A seventh-grader at the all-girls Tokyo Joshi Gakuen shows the screen of Nintendo DS game console to a teacher during an English class in Japan on Thursday. – AP
TOKYO (AP):
The Nintendo DS isn't just fun and games anymore for English students at Tokyo's Joshi Gakuen all-girls junior high school. The portable video game console is now being used as a key teaching tool, breaking with traditional Japanese academic methods.
A giggly class of 32 seventh-graders used plastic pens to spell words like 'hamburger' and 'cola' on the touch-panel screen - the key feature of the hit console - following an electronic voice from the machine.

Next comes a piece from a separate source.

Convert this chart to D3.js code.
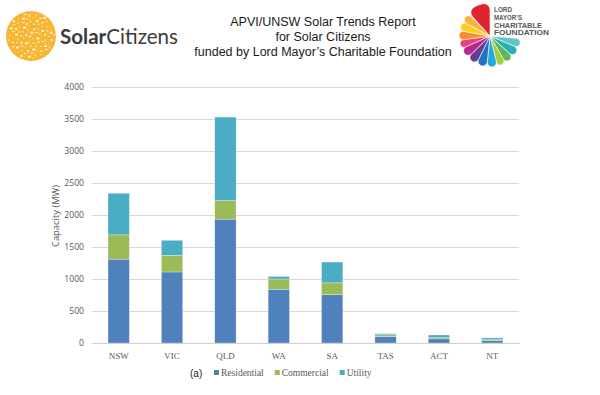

It's a sort of high-tech spelling bee. When the students got the spelling right, the word 'good' popped up on the screen, and the student went on to the next exercise. The first five students to complete the drills were awarded colourful stickers.
"It's fun," said Chigusa Matsumoto, 12, who zipped through the drills to get her sticker. "You can study while you have fun."
Favourite among kids
Like many other Japanese youngsters, she has the DS at home and plays DS games like Mario Kart and Animal Crossing. But she insisted her favourite was her English class software.
The DS boasts a series of brain-teasers and puzzle games, designed to improve maths and other academic skills, as part of a larger effort at Kyoto-based Nintendo Co to appeal to newcomers, older people and women. The company's Wii - with its baton-like 'Wiimote' for fishing, tennis and golfing games - has also been a huge hit.